→ **What you need to do**:
Your answer must consist solely of the number of lines that contain the word "this".

→ **Records provided**:
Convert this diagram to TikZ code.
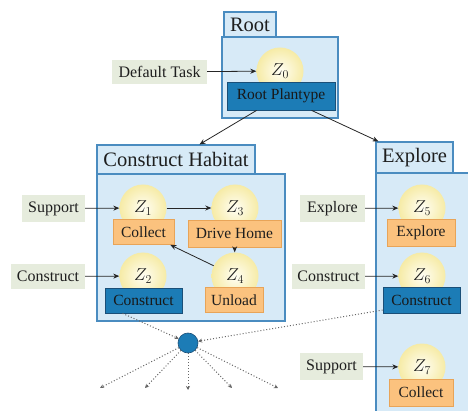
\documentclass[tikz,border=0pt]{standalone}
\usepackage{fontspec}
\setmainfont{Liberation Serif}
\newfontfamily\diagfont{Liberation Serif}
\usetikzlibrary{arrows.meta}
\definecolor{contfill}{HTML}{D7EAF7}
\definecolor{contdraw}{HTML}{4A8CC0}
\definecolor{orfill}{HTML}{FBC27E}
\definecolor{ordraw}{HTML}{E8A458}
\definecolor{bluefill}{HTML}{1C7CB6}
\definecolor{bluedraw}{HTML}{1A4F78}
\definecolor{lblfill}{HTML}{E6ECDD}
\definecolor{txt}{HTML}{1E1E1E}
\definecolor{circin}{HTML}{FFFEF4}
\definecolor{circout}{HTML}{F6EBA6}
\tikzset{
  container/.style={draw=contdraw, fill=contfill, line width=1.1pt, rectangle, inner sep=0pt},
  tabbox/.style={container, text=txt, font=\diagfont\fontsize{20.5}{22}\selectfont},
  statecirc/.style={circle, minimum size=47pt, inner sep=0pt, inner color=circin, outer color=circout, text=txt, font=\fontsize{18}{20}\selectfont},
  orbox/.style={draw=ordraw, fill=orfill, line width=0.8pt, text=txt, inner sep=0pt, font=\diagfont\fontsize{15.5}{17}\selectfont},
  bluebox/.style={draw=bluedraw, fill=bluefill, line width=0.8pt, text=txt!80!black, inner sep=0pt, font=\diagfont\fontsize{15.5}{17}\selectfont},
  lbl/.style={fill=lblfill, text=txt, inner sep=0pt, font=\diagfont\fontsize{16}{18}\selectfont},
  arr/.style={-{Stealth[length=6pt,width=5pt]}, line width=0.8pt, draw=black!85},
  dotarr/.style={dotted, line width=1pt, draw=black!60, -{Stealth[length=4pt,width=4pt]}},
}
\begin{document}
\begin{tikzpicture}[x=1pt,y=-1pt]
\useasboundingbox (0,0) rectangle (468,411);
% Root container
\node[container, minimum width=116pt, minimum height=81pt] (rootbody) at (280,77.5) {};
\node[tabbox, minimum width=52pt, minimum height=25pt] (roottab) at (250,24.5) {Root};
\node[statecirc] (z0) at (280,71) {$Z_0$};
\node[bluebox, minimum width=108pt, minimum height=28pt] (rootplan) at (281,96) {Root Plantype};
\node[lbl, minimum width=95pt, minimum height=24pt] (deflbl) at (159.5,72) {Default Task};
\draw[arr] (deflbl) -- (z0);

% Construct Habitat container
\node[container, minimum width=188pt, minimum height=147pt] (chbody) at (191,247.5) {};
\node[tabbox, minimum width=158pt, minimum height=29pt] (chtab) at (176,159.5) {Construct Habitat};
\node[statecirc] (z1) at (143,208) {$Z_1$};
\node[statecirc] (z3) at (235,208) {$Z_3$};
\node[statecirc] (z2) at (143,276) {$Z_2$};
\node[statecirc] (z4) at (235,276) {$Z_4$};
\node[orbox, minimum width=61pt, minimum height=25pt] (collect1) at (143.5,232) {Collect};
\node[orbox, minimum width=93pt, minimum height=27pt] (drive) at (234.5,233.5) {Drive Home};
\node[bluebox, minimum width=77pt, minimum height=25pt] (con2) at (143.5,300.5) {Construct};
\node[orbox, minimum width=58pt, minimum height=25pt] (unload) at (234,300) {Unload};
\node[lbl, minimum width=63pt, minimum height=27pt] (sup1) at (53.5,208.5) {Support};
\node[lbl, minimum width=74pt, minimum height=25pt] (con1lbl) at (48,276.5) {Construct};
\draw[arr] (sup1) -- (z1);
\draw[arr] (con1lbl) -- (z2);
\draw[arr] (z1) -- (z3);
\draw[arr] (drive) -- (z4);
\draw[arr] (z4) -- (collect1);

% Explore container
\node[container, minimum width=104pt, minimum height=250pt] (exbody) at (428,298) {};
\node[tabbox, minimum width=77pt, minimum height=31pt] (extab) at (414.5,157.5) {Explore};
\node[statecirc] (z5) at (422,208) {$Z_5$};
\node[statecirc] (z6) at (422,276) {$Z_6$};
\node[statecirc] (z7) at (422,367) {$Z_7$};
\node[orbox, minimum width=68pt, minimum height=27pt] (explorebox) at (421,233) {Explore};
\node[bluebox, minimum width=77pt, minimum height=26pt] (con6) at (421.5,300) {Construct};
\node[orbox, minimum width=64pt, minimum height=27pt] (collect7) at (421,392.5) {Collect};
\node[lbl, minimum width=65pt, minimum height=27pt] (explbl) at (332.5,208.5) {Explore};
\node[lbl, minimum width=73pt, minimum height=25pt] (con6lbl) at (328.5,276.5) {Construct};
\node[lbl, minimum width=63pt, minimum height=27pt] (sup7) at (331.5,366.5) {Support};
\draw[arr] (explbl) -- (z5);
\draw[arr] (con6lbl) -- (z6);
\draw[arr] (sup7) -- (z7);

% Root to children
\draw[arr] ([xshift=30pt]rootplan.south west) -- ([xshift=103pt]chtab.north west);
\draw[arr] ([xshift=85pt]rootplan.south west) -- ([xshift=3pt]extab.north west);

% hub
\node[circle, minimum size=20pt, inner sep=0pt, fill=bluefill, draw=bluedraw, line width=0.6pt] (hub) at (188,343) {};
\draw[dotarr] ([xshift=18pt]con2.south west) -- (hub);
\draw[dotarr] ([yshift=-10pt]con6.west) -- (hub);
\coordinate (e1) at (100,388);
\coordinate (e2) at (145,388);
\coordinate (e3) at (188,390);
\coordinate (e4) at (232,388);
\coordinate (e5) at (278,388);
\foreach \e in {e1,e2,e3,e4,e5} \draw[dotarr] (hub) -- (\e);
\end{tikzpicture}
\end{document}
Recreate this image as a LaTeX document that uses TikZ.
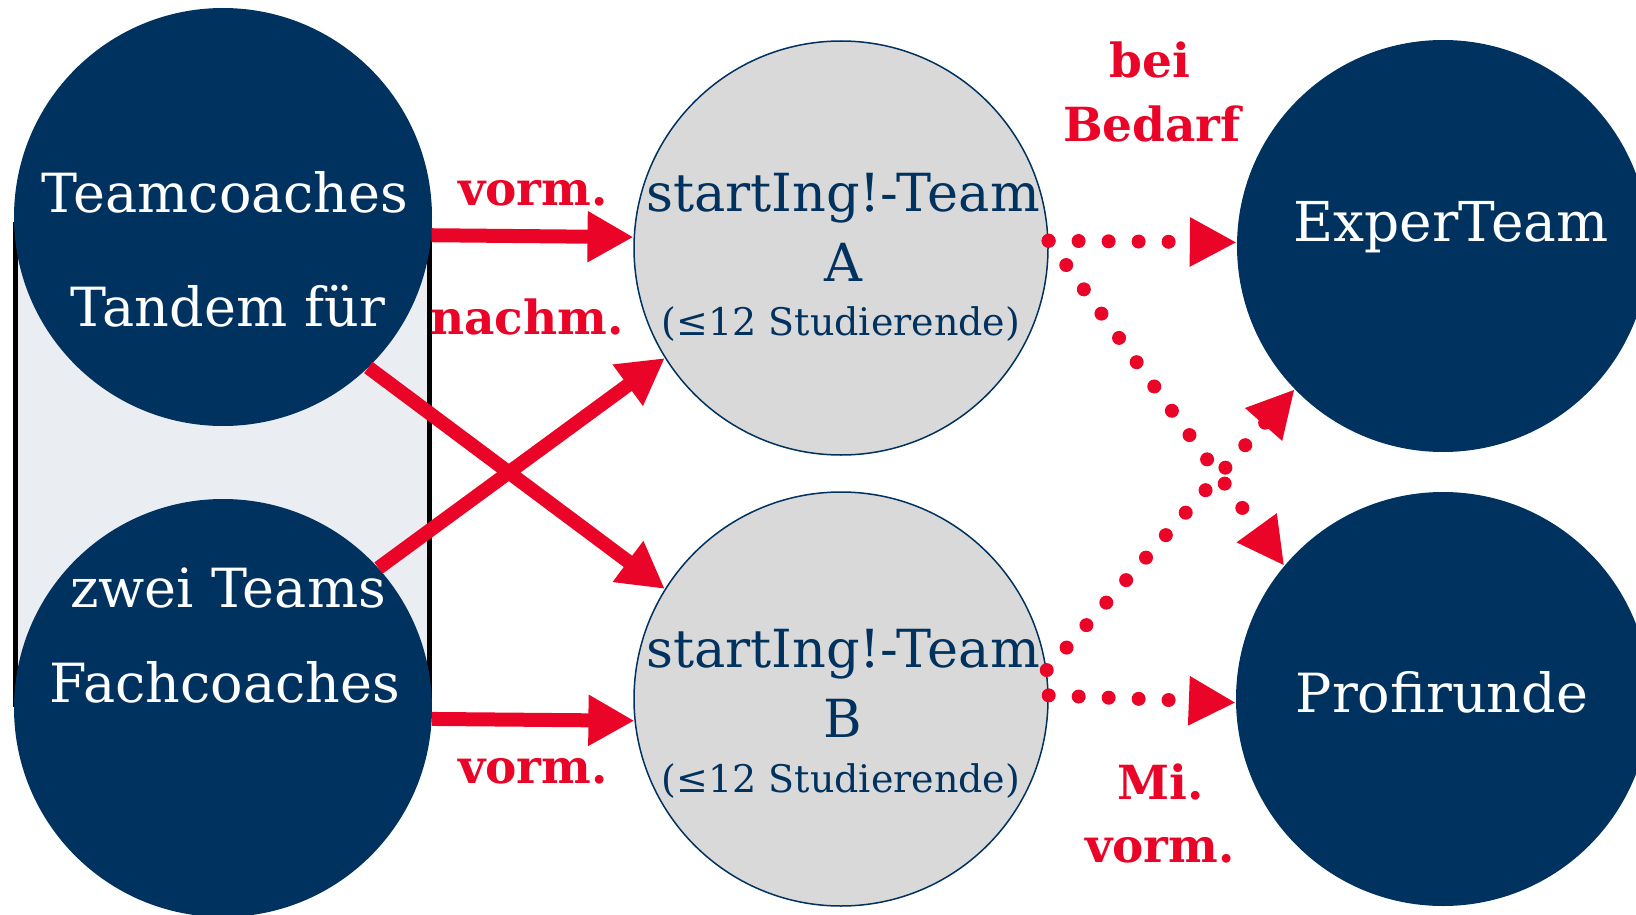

→ **Answer to the exercise**:
2